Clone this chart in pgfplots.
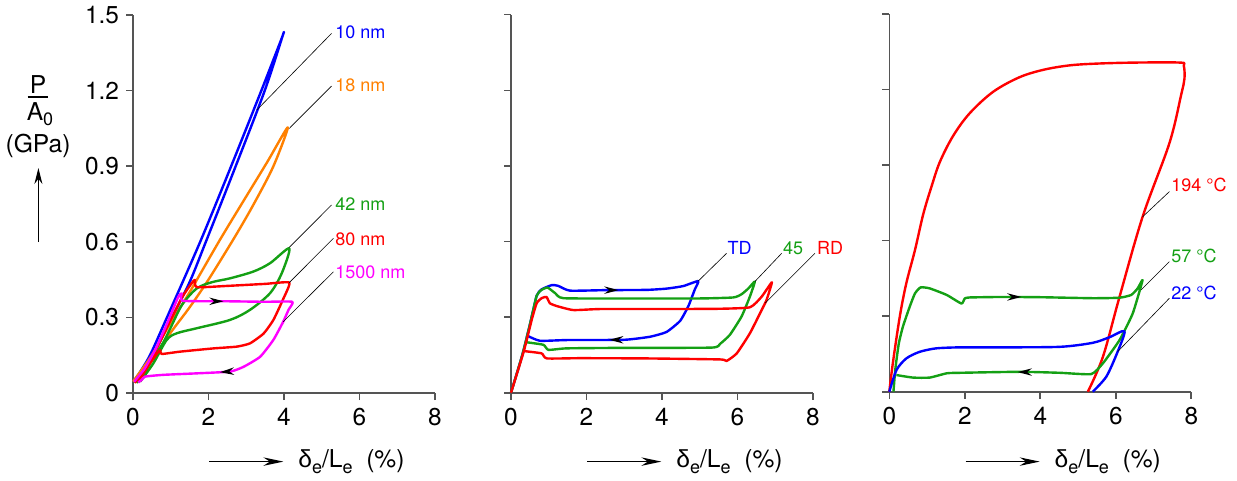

········

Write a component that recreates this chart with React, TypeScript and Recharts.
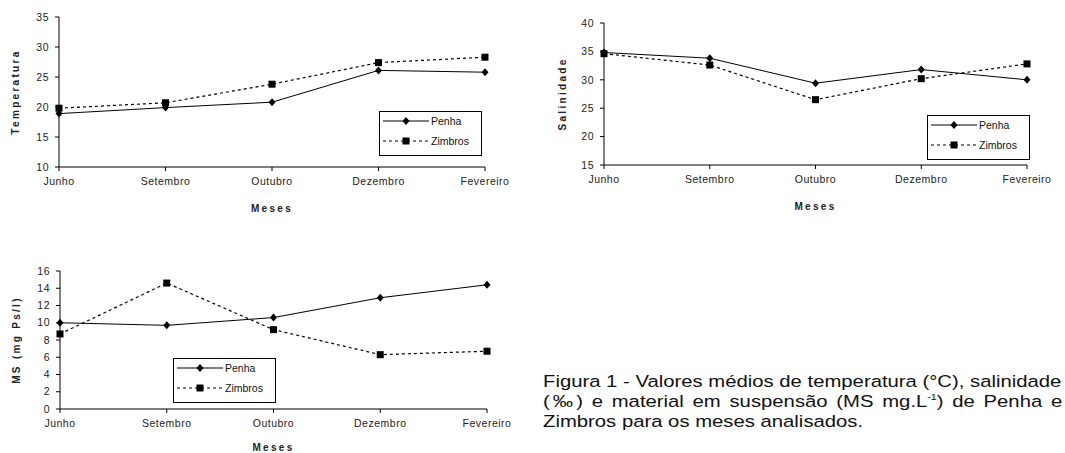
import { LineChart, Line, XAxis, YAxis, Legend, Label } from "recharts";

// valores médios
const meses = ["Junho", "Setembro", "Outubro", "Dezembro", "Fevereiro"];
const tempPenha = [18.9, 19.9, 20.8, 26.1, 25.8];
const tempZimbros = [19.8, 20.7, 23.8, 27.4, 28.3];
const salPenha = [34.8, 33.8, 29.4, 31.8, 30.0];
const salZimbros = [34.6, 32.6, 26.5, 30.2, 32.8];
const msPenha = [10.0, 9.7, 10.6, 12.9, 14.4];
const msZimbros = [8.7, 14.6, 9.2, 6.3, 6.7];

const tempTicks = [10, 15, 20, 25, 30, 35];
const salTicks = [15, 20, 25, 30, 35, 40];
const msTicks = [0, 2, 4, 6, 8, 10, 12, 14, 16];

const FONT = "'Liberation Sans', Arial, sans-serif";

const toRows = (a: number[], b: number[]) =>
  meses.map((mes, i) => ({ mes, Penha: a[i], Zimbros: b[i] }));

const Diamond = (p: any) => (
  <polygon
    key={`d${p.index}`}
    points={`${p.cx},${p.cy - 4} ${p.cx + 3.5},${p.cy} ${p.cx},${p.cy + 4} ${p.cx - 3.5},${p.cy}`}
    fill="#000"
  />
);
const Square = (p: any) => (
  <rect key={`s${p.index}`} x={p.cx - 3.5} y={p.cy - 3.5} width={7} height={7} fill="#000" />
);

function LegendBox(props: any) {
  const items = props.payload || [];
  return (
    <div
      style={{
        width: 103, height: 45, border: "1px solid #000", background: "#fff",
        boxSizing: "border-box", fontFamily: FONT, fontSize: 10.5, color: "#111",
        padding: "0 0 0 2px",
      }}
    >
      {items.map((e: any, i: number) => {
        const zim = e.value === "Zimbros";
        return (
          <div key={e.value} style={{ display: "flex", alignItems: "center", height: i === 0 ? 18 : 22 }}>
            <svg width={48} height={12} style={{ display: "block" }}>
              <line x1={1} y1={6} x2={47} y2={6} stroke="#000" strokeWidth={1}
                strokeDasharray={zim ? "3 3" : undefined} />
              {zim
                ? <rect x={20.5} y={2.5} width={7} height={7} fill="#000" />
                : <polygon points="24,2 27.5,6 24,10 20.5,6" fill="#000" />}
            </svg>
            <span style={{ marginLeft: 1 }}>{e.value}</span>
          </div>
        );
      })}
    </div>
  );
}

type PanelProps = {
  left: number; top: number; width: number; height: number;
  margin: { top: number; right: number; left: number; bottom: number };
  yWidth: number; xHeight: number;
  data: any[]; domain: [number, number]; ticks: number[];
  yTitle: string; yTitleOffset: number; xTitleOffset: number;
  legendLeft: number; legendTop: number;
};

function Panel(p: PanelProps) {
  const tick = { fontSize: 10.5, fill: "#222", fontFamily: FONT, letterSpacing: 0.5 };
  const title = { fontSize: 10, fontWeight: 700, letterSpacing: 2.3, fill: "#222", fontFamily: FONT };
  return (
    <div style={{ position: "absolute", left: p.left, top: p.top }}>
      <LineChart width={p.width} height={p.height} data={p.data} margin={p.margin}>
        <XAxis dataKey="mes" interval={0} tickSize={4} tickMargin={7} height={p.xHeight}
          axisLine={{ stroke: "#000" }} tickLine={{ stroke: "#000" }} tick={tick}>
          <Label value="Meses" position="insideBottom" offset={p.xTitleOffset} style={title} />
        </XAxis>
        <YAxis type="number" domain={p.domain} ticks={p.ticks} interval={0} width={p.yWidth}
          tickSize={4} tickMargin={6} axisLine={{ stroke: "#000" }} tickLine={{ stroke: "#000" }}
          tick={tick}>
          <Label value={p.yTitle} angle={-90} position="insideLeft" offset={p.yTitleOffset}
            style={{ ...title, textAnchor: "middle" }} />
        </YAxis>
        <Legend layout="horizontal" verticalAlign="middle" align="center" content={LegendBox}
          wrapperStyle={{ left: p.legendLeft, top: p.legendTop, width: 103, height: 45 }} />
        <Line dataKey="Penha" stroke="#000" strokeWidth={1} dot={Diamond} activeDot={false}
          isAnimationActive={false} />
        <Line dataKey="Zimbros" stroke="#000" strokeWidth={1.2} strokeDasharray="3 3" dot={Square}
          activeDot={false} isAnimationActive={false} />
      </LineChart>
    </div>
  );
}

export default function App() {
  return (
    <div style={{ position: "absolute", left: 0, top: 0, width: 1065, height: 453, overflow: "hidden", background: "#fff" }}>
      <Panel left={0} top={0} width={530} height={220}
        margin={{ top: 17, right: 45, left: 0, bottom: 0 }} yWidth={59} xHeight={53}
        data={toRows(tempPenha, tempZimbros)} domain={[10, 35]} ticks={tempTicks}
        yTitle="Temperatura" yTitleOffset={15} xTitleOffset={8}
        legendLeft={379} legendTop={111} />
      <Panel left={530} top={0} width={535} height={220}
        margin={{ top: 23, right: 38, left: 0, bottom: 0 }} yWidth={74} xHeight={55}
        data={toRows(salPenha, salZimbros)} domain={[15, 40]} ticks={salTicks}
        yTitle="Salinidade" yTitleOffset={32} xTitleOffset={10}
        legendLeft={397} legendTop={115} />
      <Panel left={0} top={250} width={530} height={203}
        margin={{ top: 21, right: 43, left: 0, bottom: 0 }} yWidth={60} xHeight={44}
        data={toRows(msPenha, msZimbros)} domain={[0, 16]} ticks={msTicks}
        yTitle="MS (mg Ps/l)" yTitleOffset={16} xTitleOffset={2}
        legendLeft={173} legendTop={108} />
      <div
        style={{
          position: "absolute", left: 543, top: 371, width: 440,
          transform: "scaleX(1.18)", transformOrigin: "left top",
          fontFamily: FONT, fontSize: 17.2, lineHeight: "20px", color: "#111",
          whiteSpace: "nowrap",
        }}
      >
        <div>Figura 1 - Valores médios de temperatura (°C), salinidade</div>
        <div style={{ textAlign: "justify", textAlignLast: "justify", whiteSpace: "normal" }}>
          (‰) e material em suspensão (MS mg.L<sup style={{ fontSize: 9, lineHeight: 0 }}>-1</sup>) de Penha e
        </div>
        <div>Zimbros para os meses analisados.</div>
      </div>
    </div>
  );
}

········

Given instruction: Look above for the line with "Write a component", then print it and each line after it down to and including the line with "const msZimbros = [8.7, 14.6, 9.2, 6.3, 6.7];". Leave out the pictures and keep the wording exact.

Expected answer:
Write a component that recreates this chart with React, TypeScript and Recharts.
import { LineChart, Line, XAxis, YAxis, Legend, Label } from "recharts";

// valores médios
const meses = ["Junho", "Setembro", "Outubro", "Dezembro", "Fevereiro"];
const tempPenha = [18.9, 19.9, 20.8, 26.1, 25.8];
const tempZimbros = [19.8, 20.7, 23.8, 27.4, 28.3];
const salPenha = [34.8, 33.8, 29.4, 31.8, 30.0];
const salZimbros = [34.6, 32.6, 26.5, 30.2, 32.8];
const msPenha = [10.0, 9.7, 10.6, 12.9, 14.4];
const msZimbros = [8.7, 14.6, 9.2, 6.3, 6.7];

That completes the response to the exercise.